Monday, June 13, 2011

Stability—Today’s big hairy idea

Listening to a vacuous speech on inflation and gasoline prices, a marketing specialist whispered: “He’s got it! The problem is high prices. The answer is low prices. Okay?”
These days, the closer the executive, the investor, the pundit, the congressman and the registered Republican in Wisconsin gets to making a decision the more the damnable uncertainty of the times bears down. Uncertainly is slowing us down.
Most conservatives generally don’t believe we can manage the climate. The weather is not a problem, like inflation or teenage pregnancy that can be altered by public policy. Yet, many politicians seem to believe that uncertainty isn’t an interesting life’s companion but another unnecessary problem—created by the other guy’s ideas and, most excitingly, something that can be swept away by “stability.”
Stephen Harper discovered that Canadians like the word “stable” and used it in the last election to advance a stark proposition: give me a majority and I’ll deliver. As an incumbent, however, he couldn’t use the word “stability” as the solution—a wand to vanquish uncertainty and its foolish proponents in Canada and in Washington. That kind of magic is reserved for the stump speeches of presidential candidates.
Tim Pawlenty doesn’t have the voice or the girth of a demagogue and may not have the staying power to say what he’s saying now for another fifteen months. However, his economic message boils down to a child’s prayer: without Washington, America can grow by five percent annually—for ten years. If we strip Washington of the money necessary to play an active role in society, America will be stable and will grow like it did so beautifully, so briefly, in the early 1950s.
He echoes a school of political economy that believes in the boundless creative power of markets and the boundless negative power of the state. Market failures aren’t solved by government, they’re authored by government; government—not this crazy world—makes us uncertain and irresolute.
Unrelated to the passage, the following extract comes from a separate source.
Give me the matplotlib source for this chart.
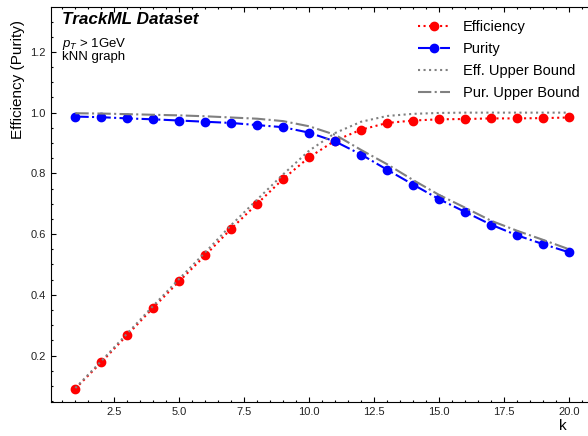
import matplotlib
matplotlib.use("Agg")
import matplotlib.pyplot as plt
from matplotlib.ticker import MultipleLocator, FormatStrFormatter

plt.rcParams["font.family"] = ["Liberation Sans", "DejaVu Sans"]
plt.rcParams["mathtext.fontset"] = "custom"
plt.rcParams["mathtext.rm"] = "Liberation Sans"
plt.rcParams["mathtext.it"] = "Liberation Sans:italic"

k_values = list(range(1, 21))
efficiency = [0.091, 0.178, 0.268, 0.358, 0.445, 0.530, 0.618, 0.700, 0.782, 0.853,
              0.908, 0.944, 0.966, 0.974, 0.978, 0.979, 0.981, 0.981, 0.982, 0.984]
purity = [0.987, 0.985, 0.981, 0.978, 0.974, 0.970, 0.966, 0.959, 0.952, 0.934,
          0.905, 0.862, 0.812, 0.763, 0.715, 0.673, 0.631, 0.596, 0.567, 0.540]
eff_upper = [0.093, 0.182, 0.273, 0.364, 0.453, 0.540, 0.630, 0.714, 0.797, 0.875,
             0.933, 0.970, 0.989, 0.996, 0.999, 1.000, 1.000, 1.000, 1.000, 1.000]
pur_upper = [0.998, 0.997, 0.995, 0.993, 0.991, 0.988, 0.984, 0.980, 0.972, 0.955,
             0.927, 0.877, 0.830, 0.778, 0.729, 0.687, 0.644, 0.611, 0.581, 0.550]

fig = plt.figure(figsize=(5.88, 4.36), dpi=100)
ax = fig.add_axes([0.0862, 0.078, 0.9235, 0.906])

ax.plot(k_values, efficiency, ls=":", color="red", lw=1.5, marker="o", ms=6,
        label="Efficiency")
ax.plot(k_values, purity, ls="-.", color="blue", lw=1.5, marker="o", ms=6,
        label="Purity")
ax.plot(k_values, eff_upper, ls=":", color="grey", lw=1.5, label="Eff. Upper Bound")
ax.plot(k_values, pur_upper, ls="-.", color="grey", lw=1.5, label="Pur. Upper Bound")

ax.set_xlim(0.05, 20.95)
ax.set_ylim(0.047, 1.348)
ax.xaxis.set_major_locator(MultipleLocator(2.5))
ax.xaxis.set_minor_locator(MultipleLocator(0.5))
ax.set_yticks([0.2, 0.4, 0.6, 0.8, 1.0, 1.2])
ax.set_yticks([v / 100 for v in range(5, 135, 5)], minor=True)
ax.yaxis.set_major_formatter(FormatStrFormatter("%.1f"))
ax.tick_params(which="both", direction="in", top=True, right=True,
               labelsize=8, labelcolor="#222222")
ax.tick_params(which="major", length=3.6, width=0.8)
ax.tick_params(which="minor", length=1.7, width=0.8)

ax.set_ylabel("Efficiency (Purity)", fontsize=11, ha="right")
ax.yaxis.set_label_coords(-0.047, 0.967)
ax.set_xlabel("k", fontsize=11, ha="right")
ax.xaxis.set_label_coords(0.951, -0.042)

ax.text(0.021, 0.957, "TrackML Dataset", transform=ax.transAxes, fontsize=12.3,
        fontweight="bold", fontstyle="italic", va="baseline")
ax.text(0.021, 0.898, r"$p_T$ > 1GeV", transform=ax.transAxes, fontsize=9.5,
        va="baseline")
ax.text(0.021, 0.865, "kNN graph", transform=ax.transAxes, fontsize=9.5,
        va="baseline")

ax.legend(loc="upper left", bbox_to_anchor=(418 / 588, 1 - 20 / 436),
          bbox_transform=fig.transFigure, frameon=False, fontsize=10.5,
          borderpad=0, handlelength=2.2, handletextpad=0.9, labelspacing=0.55,
          borderaxespad=0)

fig.savefig("out.png", dpi=100)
Today’s facts, glaringly, say otherwise.
High unemployment and stagnant middle-class incomes aren’t persisting because the cost of government is rising or because American capitalists are timid. American taxpayers are getting back, in services and support, 40% more from big government than they’re paying for. And big business is booming. America is once again the 2nd biggest export manufacturer in the world. The Dow has risen 85% since the Great Recession. In May, employment growth was disappointing. Nevertheless, there were also 18 major IPOs, the best month this year.
Most Americans aren’t happy with their economic circumstances and are uncertain about the future. However, it is ridiculous to suggest that business is waiting on its hands for another round of massive Republican spending and tax cuts or that the middle-class is paralyzed by worry that Obama may ask the rich to pay more in 2013.
As was not the case during the Dirty Thirties, there is now a wide consensus that favors private enterprise and free markets. However, stability isn’t sitting on a shelf like some kind of food additive waiting to be released on America.
Business would like the good stuff to stay the same and problems retreat on their own. Who doesn’t? The political market, like the private market, however, works for the best when it solves problems rather than bemoans uncertain times.